Enhancing IoT Cybersecurity through Multi-Technique Data Anonymization: A Differential Privacy Framework Using Public IoT Datasets
DOI:
https://doi.org/10.62019/tdjz6f05Keywords:
IoT, Cybersecurity, Multi-Technique, Differential PrivacyAbstract
The proliferation of Internet of Things (IoT) deployments in critical domains such as smart homes, healthcare, and industrial control has significantly expanded the attack surface of modern networks. While the security research community increasingly relies on public IoT network traces to design intrusion detection systems (IDS), the release and sharing of such datasets raise serious privacy concerns for end-users, operators, and infrastructure providers. Building on recent work on scalable anonymization and privacy-preserving big data analytics, this paper proposes a unified data anonymization framework that combines ɛ-differential privacy (DP) with classical k-anonymity and l-diversity to protect sensitive information while preserving the utility of IoT cybersecurity datasets.

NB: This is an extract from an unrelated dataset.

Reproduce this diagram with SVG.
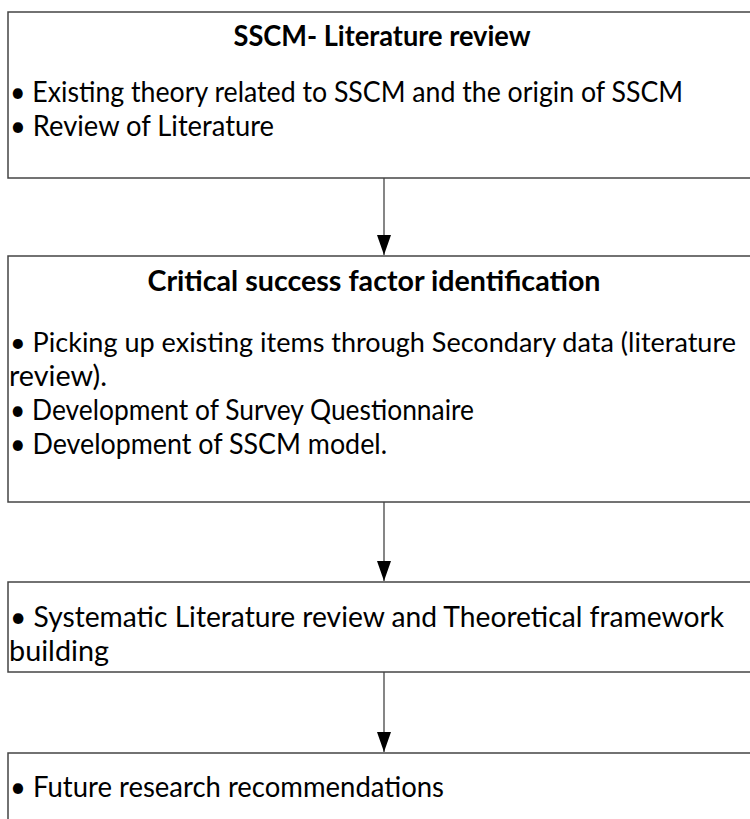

We instantiate the framework conceptually on three widely used public benchmarks Bot-IoT, TON_IoT, and IoT-23 and design a reproducible pipeline to study the privacy-utility trade-off under different privacy budgets. Informed by recent advances in IoT security, big data analytics, and differential privacy for multimedia and sensing, we focus on moderate privacy budgets (e.g., ɛ in the range 0.5-1.0) that are known to offer a favorable balance between privacy protection and model utility. The paper contributes (i) a single-column description of the anonymization and evaluation pipeline, (ii) a multi-technique anonymization framework tailored to public IoT datasets, and (iii) design guidelines for dataset publishers and security practitioners grounded in existing literature on scalable anonymization.